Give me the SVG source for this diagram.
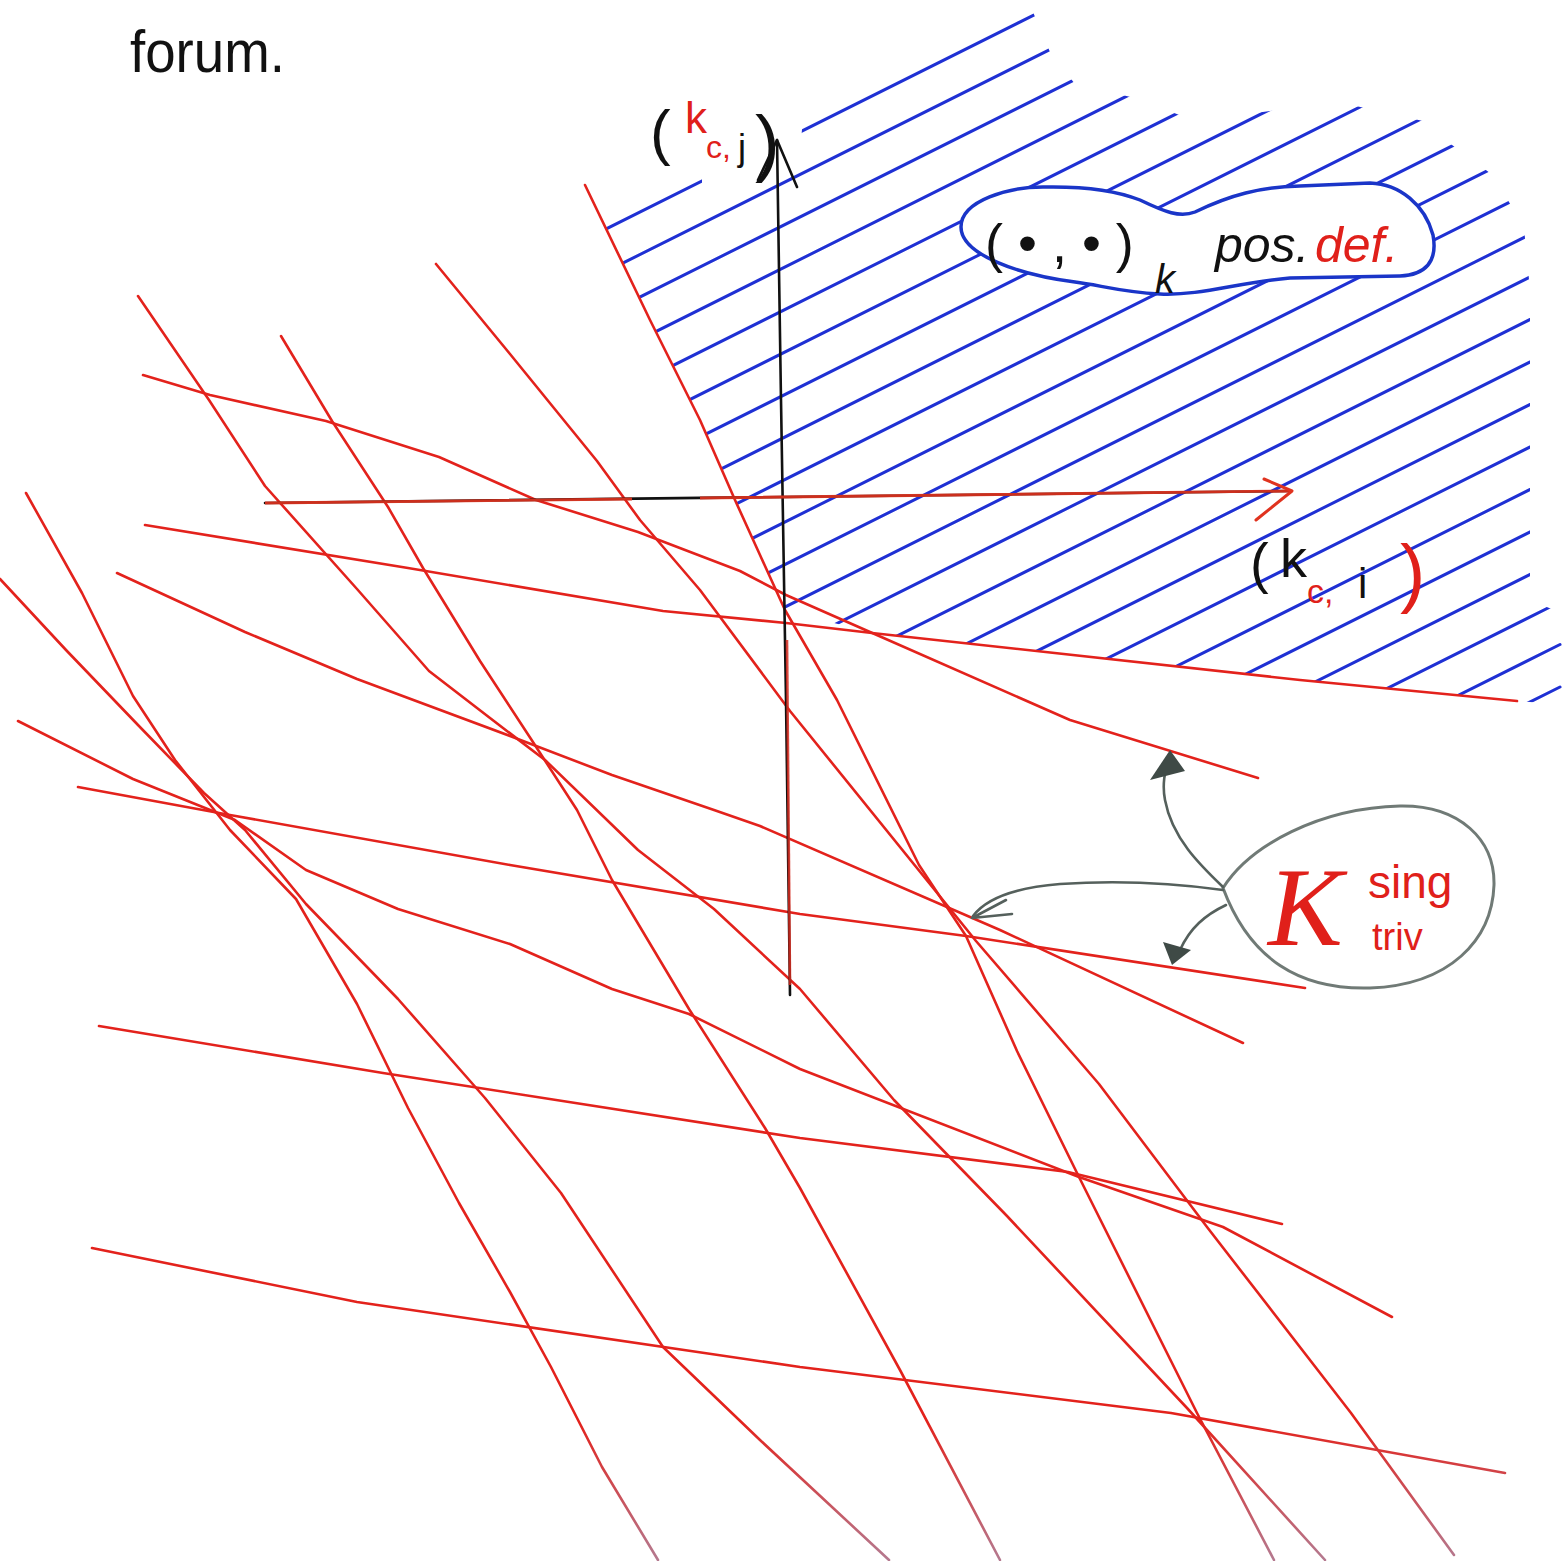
<svg xmlns="http://www.w3.org/2000/svg" width="1566" height="1561" viewBox="0 0 1566 1561">
<defs>
<style>
.red{fill:none;stroke:url(#fade);stroke-width:2.6;stroke-linejoin:round;stroke-linecap:round}
.hatch{fill:none;stroke:#1f30d4;stroke-width:3;stroke-linecap:round}
.ax{fill:none;stroke:#111;stroke-width:2.6;stroke-linecap:round;stroke-linejoin:round}
.gr{fill:none;stroke:#55605c;stroke-width:2.6;stroke-linecap:round}
.hw{font-family:"Liberation Sans",Arial,sans-serif}
.blk{fill:#111}
.rd{fill:#e0201a}
</style>
<linearGradient id="fade" gradientUnits="userSpaceOnUse" x1="0" y1="1420" x2="0" y2="1561">
<stop offset="0" stop-color="#e3221c"/>
<stop offset="1" stop-color="#b47a90"/>
</linearGradient>
<clipPath id="region">
<path d="M578,165 L702,165 L702,200 L800,152 L803,118 L1030,5 L1050,52 L1075,84 L1135,98 L1195,121 L1338,102 L1423,121 L1448,142 L1494,176 L1524,228 L1530,290 L1530,600 L1566,615 L1566,705 L1517,701 L1300,680 L872,633 L785,610 L760,555 L735,500 L700,420 L650,320 L585,185 Z"/>
</clipPath>
</defs>
<rect width="1566" height="1561" fill="#fff"/>

<text class="hw blk" x="130" y="72" font-size="60" textLength="155" lengthAdjust="spacingAndGlyphs">forum.</text>

<g id="hatch" clip-path="url(#region)">
<path class="hatch" d="M560,252 L1560,-248 M560,294.5 L1560,-205.5 M560,337 L1560,-163 M560,379.5 L1560,-120.5 M560,422 L1560,-78 M560,464.5 L1560,-35.5 M560,507 L1560,7 M560,549.5 L1560,49.5 M560,592 L1560,92 M560,634.5 L1560,134.5 M560,677 L1560,177 M560,719.5 L1560,219.5 M560,762 L1560,262 M560,804.5 L1560,304.5 M560,847 L1560,347 M560,889.5 L1560,389.5 M560,932 L1560,432 M560,974.5 L1560,474.5 M560,1017 L1560,517 M560,1059.5 L1560,559.5 M560,1102 L1560,602 M560,1144.5 L1560,644.5 M560,1187 L1560,687"/>
</g>

<g id="ellipse-posdef">
<path d="M961,227 C961,200 1010,187 1043,187 C1090,186 1120,192 1140,200 C1165,212 1180,218 1195,212 C1230,195 1260,187 1300,186 L1370,183 C1400,184 1425,205 1433,235 C1438,262 1425,275 1400,276 L1290,278 C1240,282 1200,296 1160,294 C1120,292 1100,285 1075,282 C1020,275 961,255 961,227 Z" fill="#fff" stroke="#1a35c8" stroke-width="3.5"/>
<text class="hw blk" x="985" y="262" font-size="54">( • , • )</text>
<text class="hw blk" x="1155" y="293" font-size="40" font-style="italic">k</text>
<text class="hw blk" x="1215" y="262" font-size="50" font-style="italic">pos.</text>
<text class="hw rd" x="1315" y="262" font-size="50" font-style="italic">def.</text>
</g>

<g id="red-lines">
<polyline class="red" points="585,185 650,320 700,420 735,500 760,555 785,610 837,700 919,865 966,936 1017,1051 1079,1177 1197,1413 1274,1560"/>
<polyline class="red" points="436,264 510,354 597,461 640,520 700,590 790,711 976,941 1099,1084 1207,1227 1351,1413 1454,1555"/>
<polyline class="red" points="138,296 209,400 265,486 357,589 429,671 490,718 545,760 638,850 714,909 800,989 894,1100 1007,1216 1187,1408 1325,1560"/>
<polyline class="red" points="281,336 332,421 388,507 423,568 480,661 531,739 577,810 612,880 689,1009 765,1128 800,1188 900,1370 1000,1560"/>
<polyline class="red" points="26,493 82,593 133,696 175,760 230,830 296,899 357,1004 408,1108 459,1203 510,1292 551,1367 602,1467 658,1560"/>
<polyline class="red" points="0,579 66,650 138,725 204,793 245,830 306,904 398,999 485,1098 561,1193 663,1347 760,1440 889,1560"/>
<polyline class="red" points="143,375 210,395 326,421 439,457 536,500 638,532 740,571 786,595 870,632 1070,720 1258,778"/>
<polyline class="red" points="145,525 408,568 663,611 786,623 872,633 1300,680 1517,701"/>
<polyline class="red" points="117,573 245,632 357,679 510,736 612,775 714,810 760,826 1000,930 1243,1043"/>
<polyline class="red" points="18,721 133,779 235,820 306,870 398,909 510,944 612,989 689,1014 800,1069 1079,1177 1223,1227 1392,1317"/>
<polyline class="red" points="78,787 230,815 510,865 800,914 966,936 1305,988"/>
<polyline class="red" points="99,1026 383,1073 800,1138 1068,1172 1282,1224"/>
<polyline class="red" points="92,1248 357,1302 800,1367 1171,1413 1505,1473"/>
</g>

<g id="axes">
<path class="ax" d="M790,995 L786,700 L781,400 L777,140"/>
<path class="ax" d="M758,180 L777,140 L797,187"/>
<path d="M787,640 L790,985" fill="none" stroke="#d42a1e" stroke-width="2.6" opacity="0.85"/>
<path class="ax" d="M265,503 L1290,491"/>
<path d="M265,503 L632,499 M700,498 L1290,491" fill="none" stroke="#e0331f" stroke-width="2.8" opacity="0.9"/>
<path d="M1264,479 L1292,491 L1256,520" fill="none" stroke="#e0331f" stroke-width="3" stroke-linecap="round" stroke-linejoin="round"/>
</g>

<g id="label-vertical">
<text class="hw blk" x="650" y="153" font-size="62">(</text>
<text class="hw rd" x="685" y="133" font-size="44">k</text>
<text class="hw rd" x="706" y="158" font-size="32">c,</text>
<text class="hw blk" x="738" y="160" font-size="36">j</text>
<text class="hw blk" x="755" y="168" font-size="74">)</text>
</g>

<g id="label-horizontal">
<text class="hw blk" x="1250" y="582" font-size="56">(</text>
<text class="hw blk" x="1280" y="577" font-size="54">k</text>
<text class="hw rd" x="1307" y="603" font-size="34">c,</text>
<text class="hw blk" x="1358" y="598" font-size="42">i</text>
<text class="hw rd" x="1400" y="598" font-size="76">)</text>
</g>

<g id="k-sing">
<path d="M1223,888 C1250,845 1320,808 1400,806 C1460,805 1495,840 1494,885 C1492,940 1450,985 1370,988 C1300,990 1250,960 1223,888 Z" fill="none" stroke="#707a76" stroke-width="3"/>
<text x="1268" y="945" font-size="112" font-style="italic" fill="#e0201a" font-family="Liberation Serif, serif">K</text>
<text class="hw rd" x="1368" y="898" font-size="46">sing</text>
<text class="hw rd" x="1372" y="950" font-size="38">triv</text>
</g>

<g id="connectors">
<path class="gr" d="M1223,887 C1200,865 1172,838 1165,800 C1162,785 1165,770 1168,762"/>
<polygon points="1170,750 1150,780 1185,771" fill="#3f4a46"/>
<path class="gr" d="M1223,890 C1180,884 1120,880 1060,884 C1010,888 985,900 973,916"/>
<path class="gr" d="M1006,900 L972,918 L1012,914" stroke-linejoin="round"/>
<path class="gr" d="M1226,905 C1205,915 1190,928 1180,950"/>
<polygon points="1172,965 1163,942 1191,950" fill="#3f4a46"/>
</g>
</svg>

───

OBJECTIVE:
Each line above is to be copied verbatim. Drop any image from the copy.

RESPONSE TO THIS EXERCISE:
Give me the SVG source for this diagram.
<svg xmlns="http://www.w3.org/2000/svg" width="1566" height="1561" viewBox="0 0 1566 1561">
<defs>
<style>
.red{fill:none;stroke:url(#fade);stroke-width:2.6;stroke-linejoin:round;stroke-linecap:round}
.hatch{fill:none;stroke:#1f30d4;stroke-width:3;stroke-linecap:round}
.ax{fill:none;stroke:#111;stroke-width:2.6;stroke-linecap:round;stroke-linejoin:round}
.gr{fill:none;stroke:#55605c;stroke-width:2.6;stroke-linecap:round}
.hw{font-family:"Liberation Sans",Arial,sans-serif}
.blk{fill:#111}
.rd{fill:#e0201a}
</style>
<linearGradient id="fade" gradientUnits="userSpaceOnUse" x1="0" y1="1420" x2="0" y2="1561">
<stop offset="0" stop-color="#e3221c"/>
<stop offset="1" stop-color="#b47a90"/>
</linearGradient>
<clipPath id="region">
<path d="M578,165 L702,165 L702,200 L800,152 L803,118 L1030,5 L1050,52 L1075,84 L1135,98 L1195,121 L1338,102 L1423,121 L1448,142 L1494,176 L1524,228 L1530,290 L1530,600 L1566,615 L1566,705 L1517,701 L1300,680 L872,633 L785,610 L760,555 L735,500 L700,420 L650,320 L585,185 Z"/>
</clipPath>
</defs>
<rect width="1566" height="1561" fill="#fff"/>

<text class="hw blk" x="130" y="72" font-size="60" textLength="155" lengthAdjust="spacingAndGlyphs">forum.</text>

<g id="hatch" clip-path="url(#region)">
<path class="hatch" d="M560,252 L1560,-248 M560,294.5 L1560,-205.5 M560,337 L1560,-163 M560,379.5 L1560,-120.5 M560,422 L1560,-78 M560,464.5 L1560,-35.5 M560,507 L1560,7 M560,549.5 L1560,49.5 M560,592 L1560,92 M560,634.5 L1560,134.5 M560,677 L1560,177 M560,719.5 L1560,219.5 M560,762 L1560,262 M560,804.5 L1560,304.5 M560,847 L1560,347 M560,889.5 L1560,389.5 M560,932 L1560,432 M560,974.5 L1560,474.5 M560,1017 L1560,517 M560,1059.5 L1560,559.5 M560,1102 L1560,602 M560,1144.5 L1560,644.5 M560,1187 L1560,687"/>
</g>

<g id="ellipse-posdef">
<path d="M961,227 C961,200 1010,187 1043,187 C1090,186 1120,192 1140,200 C1165,212 1180,218 1195,212 C1230,195 1260,187 1300,186 L1370,183 C1400,184 1425,205 1433,235 C1438,262 1425,275 1400,276 L1290,278 C1240,282 1200,296 1160,294 C1120,292 1100,285 1075,282 C1020,275 961,255 961,227 Z" fill="#fff" stroke="#1a35c8" stroke-width="3.5"/>
<text class="hw blk" x="985" y="262" font-size="54">( • , • )</text>
<text class="hw blk" x="1155" y="293" font-size="40" font-style="italic">k</text>
<text class="hw blk" x="1215" y="262" font-size="50" font-style="italic">pos.</text>
<text class="hw rd" x="1315" y="262" font-size="50" font-style="italic">def.</text>
</g>

<g id="red-lines">
<polyline class="red" points="585,185 650,320 700,420 735,500 760,555 785,610 837,700 919,865 966,936 1017,1051 1079,1177 1197,1413 1274,1560"/>
<polyline class="red" points="436,264 510,354 597,461 640,520 700,590 790,711 976,941 1099,1084 1207,1227 1351,1413 1454,1555"/>
<polyline class="red" points="138,296 209,400 265,486 357,589 429,671 490,718 545,760 638,850 714,909 800,989 894,1100 1007,1216 1187,1408 1325,1560"/>
<polyline class="red" points="281,336 332,421 388,507 423,568 480,661 531,739 577,810 612,880 689,1009 765,1128 800,1188 900,1370 1000,1560"/>
<polyline class="red" points="26,493 82,593 133,696 175,760 230,830 296,899 357,1004 408,1108 459,1203 510,1292 551,1367 602,1467 658,1560"/>
<polyline class="red" points="0,579 66,650 138,725 204,793 245,830 306,904 398,999 485,1098 561,1193 663,1347 760,1440 889,1560"/>
<polyline class="red" points="143,375 210,395 326,421 439,457 536,500 638,532 740,571 786,595 870,632 1070,720 1258,778"/>
<polyline class="red" points="145,525 408,568 663,611 786,623 872,633 1300,680 1517,701"/>
<polyline class="red" points="117,573 245,632 357,679 510,736 612,775 714,810 760,826 1000,930 1243,1043"/>
<polyline class="red" points="18,721 133,779 235,820 306,870 398,909 510,944 612,989 689,1014 800,1069 1079,1177 1223,1227 1392,1317"/>
<polyline class="red" points="78,787 230,815 510,865 800,914 966,936 1305,988"/>
<polyline class="red" points="99,1026 383,1073 800,1138 1068,1172 1282,1224"/>
<polyline class="red" points="92,1248 357,1302 800,1367 1171,1413 1505,1473"/>
</g>

<g id="axes">
<path class="ax" d="M790,995 L786,700 L781,400 L777,140"/>
<path class="ax" d="M758,180 L777,140 L797,187"/>
<path d="M787,640 L790,985" fill="none" stroke="#d42a1e" stroke-width="2.6" opacity="0.85"/>
<path class="ax" d="M265,503 L1290,491"/>
<path d="M265,503 L632,499 M700,498 L1290,491" fill="none" stroke="#e0331f" stroke-width="2.8" opacity="0.9"/>
<path d="M1264,479 L1292,491 L1256,520" fill="none" stroke="#e0331f" stroke-width="3" stroke-linecap="round" stroke-linejoin="round"/>
</g>

<g id="label-vertical">
<text class="hw blk" x="650" y="153" font-size="62">(</text>
<text class="hw rd" x="685" y="133" font-size="44">k</text>
<text class="hw rd" x="706" y="158" font-size="32">c,</text>
<text class="hw blk" x="738" y="160" font-size="36">j</text>
<text class="hw blk" x="755" y="168" font-size="74">)</text>
</g>

<g id="label-horizontal">
<text class="hw blk" x="1250" y="582" font-size="56">(</text>
<text class="hw blk" x="1280" y="577" font-size="54">k</text>
<text class="hw rd" x="1307" y="603" font-size="34">c,</text>
<text class="hw blk" x="1358" y="598" font-size="42">i</text>
<text class="hw rd" x="1400" y="598" font-size="76">)</text>
</g>

<g id="k-sing">
<path d="M1223,888 C1250,845 1320,808 1400,806 C1460,805 1495,840 1494,885 C1492,940 1450,985 1370,988 C1300,990 1250,960 1223,888 Z" fill="none" stroke="#707a76" stroke-width="3"/>
<text x="1268" y="945" font-size="112" font-style="italic" fill="#e0201a" font-family="Liberation Serif, serif">K</text>
<text class="hw rd" x="1368" y="898" font-size="46">sing</text>
<text class="hw rd" x="1372" y="950" font-size="38">triv</text>
</g>

<g id="connectors">
<path class="gr" d="M1223,887 C1200,865 1172,838 1165,800 C1162,785 1165,770 1168,762"/>
<polygon points="1170,750 1150,780 1185,771" fill="#3f4a46"/>
<path class="gr" d="M1223,890 C1180,884 1120,880 1060,884 C1010,888 985,900 973,916"/>
<path class="gr" d="M1006,900 L972,918 L1012,914" stroke-linejoin="round"/>
<path class="gr" d="M1226,905 C1205,915 1190,928 1180,950"/>
<polygon points="1172,965 1163,942 1191,950" fill="#3f4a46"/>
</g>
</svg>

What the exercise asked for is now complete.